Employees don’t always care about high-level management documents. It’s hard to make the link between a broad strategy and your own day-to-day routine. Work with local leaders to find ways to make it relevant to each individual. Try to answer typical employee questions like: 

  • How do I know I’m being paid fairly?
  • Can I expect an increase in the future? 
  • What should I do to earn a raise or bonus? 
  • Why are some jobs valued differently from others?
  • What should I do if I’m unhappy with my current compensation?
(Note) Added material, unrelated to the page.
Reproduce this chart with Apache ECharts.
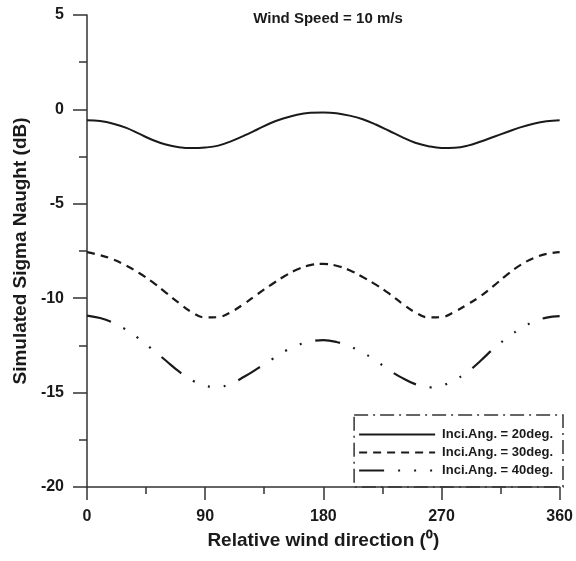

These are the questions that really matter to employees. Ultimately, these concerns can dictate whether they stay put or check out the job market for more lucrative opportunities. 

4. Be transparent

In the past, some employers have tried to prevent their teams from discussing salaries. These days, there’s a greater trend towards transparency. Partly because employees can now simply visit sites like Glassdoor and view average salaries for their position. Also, some states now have pay transparency laws that guarantee the right to discuss salary with colleagues.

Pay transparency can actually be a positive thing for employers. Workers often feel underpaid because they get the impression that their colleagues are receiving substantially more than them. Open conversations about salary can dispel such doubts and improve employee satisfaction. 

5. Review and update regularly

A compensation philosophy is a living document. It’s based on things that are constantly changing, such as your growth rate, organizational goals, and external market pressures. You may also need to consider regulatory changes that impact your salary structure. 

It’s also important to check salaries and see if you’re living up to your compensation philosophy. If not, you might need to go back to the drawing board and figure out a way to create a consistent salary approach that encourages your people to do great things.